Arun Sudhaman 04 Apr 2014 // 2:47PM GMT
Entrepreneurialism is hardly a bad thing for the PR industry. Low (non-existent?) barriers to entry mean that anyone, anywhere can set up a PR agency at any time. In many countries, furthermore, you could even argue that tax breaks actually incentivise people to start new businesses. This ensures a steady of flow of new agencies, new thinking and new talent, bringing with it the kind of restless energy that lights up key PR markets across the globe.
For the big holding groups, meanwhile, that entrepreneurialism can be tapped as a shortcut to growth and geographic expansion, via acquisition. Publicly-held firms like to say that they empower their senior leaders to be entrepreneurs. Typically, however, they are structured to reward bean-counters rather than risk. Thus, it becomes easier to 'buy' entrepreneurial agencies, in the hope that — at the very least — the new assets will provide something more than just a temporary balance sheet boost.
Those assets, primarily, are the entrepreneurs that have founded these agencies. And yet, it is still relatively uncommon for founders to stick around once the earn-out period is over. This was brought home in no uncertain fashion this week by the news that Tonic Life's founders are to depart Huntsworth following the completion of their agency sale in mid-2013.
Meanwhile, Mitchell Kaye, who founded Mischief and sold it to Engine in 2011 as one of London's hottest PR firms, has launched his second agency. Kaye, who exited Engine last year, believes The Academy will be "braver on recruitment" and more focused on collaborating with talent beyond its four walls.
"We had more talent within Engine’s network but you’re still limited to a network," said Kaye. "The beauty to launching The Academy is there are no limits to that vision."
Both examples illustrate the challenges that entrepreneurial types — who want a stake in their agency's success — can pose to agency buyers. As one publicly-held agency head put it to me earlier this week, "you’re buying the people; if they don’t stay, then you’ve ended up buying nothing."
Kaye would bristle at the notion that Engine bought nothing. Now worth more than £6.5m, Mischief's continued double-digit growth suggests that he built an agency which can outlive its founder's departure. It is also worth noting, furthermore, that Kaye personally recruited new CEO Frankie Cory.

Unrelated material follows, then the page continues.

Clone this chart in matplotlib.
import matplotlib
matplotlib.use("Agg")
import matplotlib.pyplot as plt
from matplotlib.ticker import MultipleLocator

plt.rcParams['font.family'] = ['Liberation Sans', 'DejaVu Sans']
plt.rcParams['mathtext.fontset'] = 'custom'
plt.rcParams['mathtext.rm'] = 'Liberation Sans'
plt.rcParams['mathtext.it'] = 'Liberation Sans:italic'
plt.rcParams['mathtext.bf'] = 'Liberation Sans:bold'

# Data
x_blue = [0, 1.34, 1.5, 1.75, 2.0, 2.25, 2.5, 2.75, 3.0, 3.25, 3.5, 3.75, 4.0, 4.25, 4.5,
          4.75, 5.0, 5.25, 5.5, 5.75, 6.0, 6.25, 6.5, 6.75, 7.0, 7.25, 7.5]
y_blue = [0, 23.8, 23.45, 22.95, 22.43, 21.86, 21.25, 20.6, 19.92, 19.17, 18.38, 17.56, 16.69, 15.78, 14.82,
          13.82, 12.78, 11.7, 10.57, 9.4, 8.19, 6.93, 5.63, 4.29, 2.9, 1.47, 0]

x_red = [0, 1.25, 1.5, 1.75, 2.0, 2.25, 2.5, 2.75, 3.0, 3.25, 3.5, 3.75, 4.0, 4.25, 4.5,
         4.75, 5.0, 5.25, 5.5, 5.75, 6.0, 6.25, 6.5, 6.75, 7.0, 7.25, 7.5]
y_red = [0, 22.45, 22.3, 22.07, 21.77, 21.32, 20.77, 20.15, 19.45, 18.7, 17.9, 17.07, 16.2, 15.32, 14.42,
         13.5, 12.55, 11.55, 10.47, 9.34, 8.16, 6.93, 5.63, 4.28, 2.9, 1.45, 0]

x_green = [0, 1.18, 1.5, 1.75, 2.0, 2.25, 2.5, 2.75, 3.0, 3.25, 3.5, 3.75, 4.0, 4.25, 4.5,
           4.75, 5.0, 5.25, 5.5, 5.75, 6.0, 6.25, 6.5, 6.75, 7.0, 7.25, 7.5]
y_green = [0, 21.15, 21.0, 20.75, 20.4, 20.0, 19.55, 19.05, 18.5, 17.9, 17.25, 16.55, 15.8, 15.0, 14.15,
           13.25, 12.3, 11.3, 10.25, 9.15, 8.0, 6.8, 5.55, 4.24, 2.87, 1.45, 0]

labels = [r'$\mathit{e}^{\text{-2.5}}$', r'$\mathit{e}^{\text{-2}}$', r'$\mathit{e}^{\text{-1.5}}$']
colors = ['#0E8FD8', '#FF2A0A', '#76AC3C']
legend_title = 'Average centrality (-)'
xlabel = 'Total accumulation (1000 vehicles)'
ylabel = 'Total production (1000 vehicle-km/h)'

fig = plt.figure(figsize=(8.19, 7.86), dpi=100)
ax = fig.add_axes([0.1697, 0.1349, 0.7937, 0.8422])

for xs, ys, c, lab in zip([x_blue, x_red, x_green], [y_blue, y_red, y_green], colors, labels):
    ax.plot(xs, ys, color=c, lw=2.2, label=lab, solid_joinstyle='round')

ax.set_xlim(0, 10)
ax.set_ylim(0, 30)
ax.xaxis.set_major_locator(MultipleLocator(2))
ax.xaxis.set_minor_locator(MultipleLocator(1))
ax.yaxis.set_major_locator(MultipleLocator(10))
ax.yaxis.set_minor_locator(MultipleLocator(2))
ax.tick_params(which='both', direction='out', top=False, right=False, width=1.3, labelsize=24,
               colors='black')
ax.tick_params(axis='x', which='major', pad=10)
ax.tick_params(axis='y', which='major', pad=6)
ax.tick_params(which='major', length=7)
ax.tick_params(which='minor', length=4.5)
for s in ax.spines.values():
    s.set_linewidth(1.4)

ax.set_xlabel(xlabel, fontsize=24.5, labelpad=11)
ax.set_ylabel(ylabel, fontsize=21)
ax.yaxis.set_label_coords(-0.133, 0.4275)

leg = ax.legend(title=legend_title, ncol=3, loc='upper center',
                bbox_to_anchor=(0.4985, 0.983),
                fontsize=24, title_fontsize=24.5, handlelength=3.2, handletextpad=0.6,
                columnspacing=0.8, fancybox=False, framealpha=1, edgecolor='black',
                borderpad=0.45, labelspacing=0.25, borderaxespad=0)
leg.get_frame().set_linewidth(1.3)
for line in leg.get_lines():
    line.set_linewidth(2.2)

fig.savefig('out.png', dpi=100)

Regardless, both Kaye and the Tonic Life founders — to name just two examples out of many — wanted to start new businesses from scratch rather than staying put. In Tonic Life's case, it is understood that founders Scott Clark, Oliver Parsons and Moira Gitsham investigated options with Huntsworth group before ultimately choosing to leave.
For acquirers, it is tempting to see these scenarios as nothing more than the occupational hazards of agency deals. Is there really anything they can do to mitigate the risk of the founder leaving? I put that question to one agency CEO that has had a certain amount of success in keeping agency founders within the fold after earn-out. He pointed to some specific steps that buyers can take.
Firstly, long relationships between the agencies in question invariably help, particularly when compared to deals that are driven by the short-term need to add billings in specific markets. Providing new opportunities for restless entrepreneurial types is another option, used to good effect at places like W2O Group and Next 15.
At Enero, for example, Frank PR founders Graham Goodkind and Andrew Bloch have remained beyond their earn-out, thanks in part to the holding group returning 25% of the agency's ownership to the duo.
Goodkind, however, notes that the financial stake is not the most important thing for keeping a founder in place beyond the earn-out. The trick that most buyers miss, he says, is safeguarding the emotional connection a founder has with their business.
"You break that at your peril," says Goodkind. "Although you might own the business, you don’t own it emotionally. You leave that in the hands of the founders. If you break that, then the founders don’t feel that connection. They are not necessarily doing it for the money, but if they feel like they are doing it for the money, then that breaks it."
That, says Goodkind, is the best way to safeguard the assets and profits from your shiny new agency purchase. Ultimately, every acquisition carries the risk of the key people leaving within three or four years. For an industry that thrives on reinvention, that is not necessarily a bad thing. For agency buyers, however, it is difficult to see it as a positive outcome, no matter how sanguine they may appear about this particular prospect.
At a more fundamental level, notes the agency buyer, acquirers would be wise to question exactly why they are doing the specific deal. Many, he points out, are simply done for the wrong reasons.
"When you buy just for the sake of adding revenue, it doesn’t work," he said. "The chemistry is just as important as the finances."